Und damit wären wir bei dem Thema, das vielen hierzulande im Zusammenhang mit dem Namen Jan Ullrich fast noch genauso im Gedächtnis hängengeblieben ist wie sein größer Erfolg – die Verwicklung in die Fuentes-Affaire und der Ausschluss von der Tour de France 2006.
Der freie Fall begann, wurde zwischenzeitlich wohl aber noch abgefedert durch das private Glück. Doch dieses Netz, das ihn aufgefangen hat, hat große Risse bekommen.
Ullrich war immer wieder für Schlagzeilen gut – Burnout 2010, ein unter Alkoholeinfluss verursachter schwerer Autounfall in der Schweiz 2014 mit der Verurteilung zu einer 21-monatigen Haftstrafe auf Bewährung.
Und jetzt diese Schlagzeilen! Die Boulevard-Medien stürzen und stürzten sich mit Genuss auf den gefallenen Helden. Erfolge und Verdienste für den Sport sind längst vergessen! Munter wird auf dem einstigen Star herumgetrampelt, wird seine Privatleben zerpflückt, werden pikante Details in der Öffentlichkeit aufgebauscht. Voyeurismus der übelsten Sorte!

Vergessen wird dabei, dass dahinter ein Schicksal steht! Das Schicksal eines Menschen, der hoch gestiegen und tief gefallen ist.
Es sind die, die ihn einst hochgejubelt, in den Himmel gehoben haben! Genau die lassen ihn jetzt fallen, weiden sich an seinen Aussetzern und an seinem Scheitern!

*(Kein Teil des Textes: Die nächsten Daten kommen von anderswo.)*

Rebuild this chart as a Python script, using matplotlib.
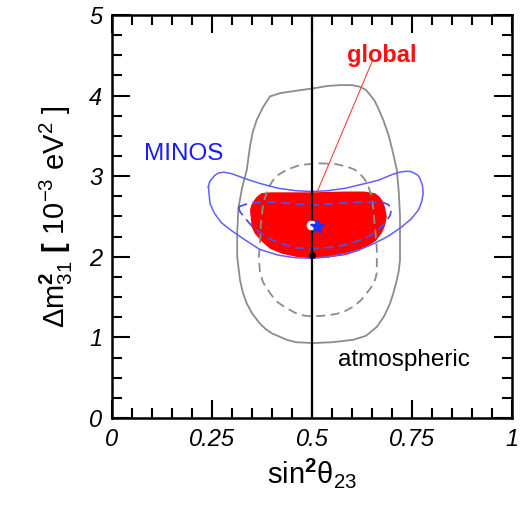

Genau die haben ihm das in Fetzen gerissene Netz nun ganz weggezogen!

Was Jan Ullrich nun braucht, sind Menschen, die zu ihm stehen, die ihm helfen sein Leben wieder in den Griff zu bekommen!
Was Jan Ullrich braucht, ist Hilfe! Er ist ein kranker Mann, einer der es nicht geschafft hat sich im Leben außerhalb des Sports zurechtzufinden.
Was er jetzt nicht braucht ist Mitleid! Und was er schon gar nicht braucht, sind Journalisten, die nachtreten, sich an seinem Schicksal weiden und es in der Öffentlichkeit breittreten!

Ich hoffe sehr, dass er es schafft sich etwas aufzubauen, was er eigentlich nie hatte – ein „normales Leben“! Ich wünsche es ihm sehr!
Denn Fallen ist keine Schande! Die Kunst ist es, nicht liegen zu bleiben!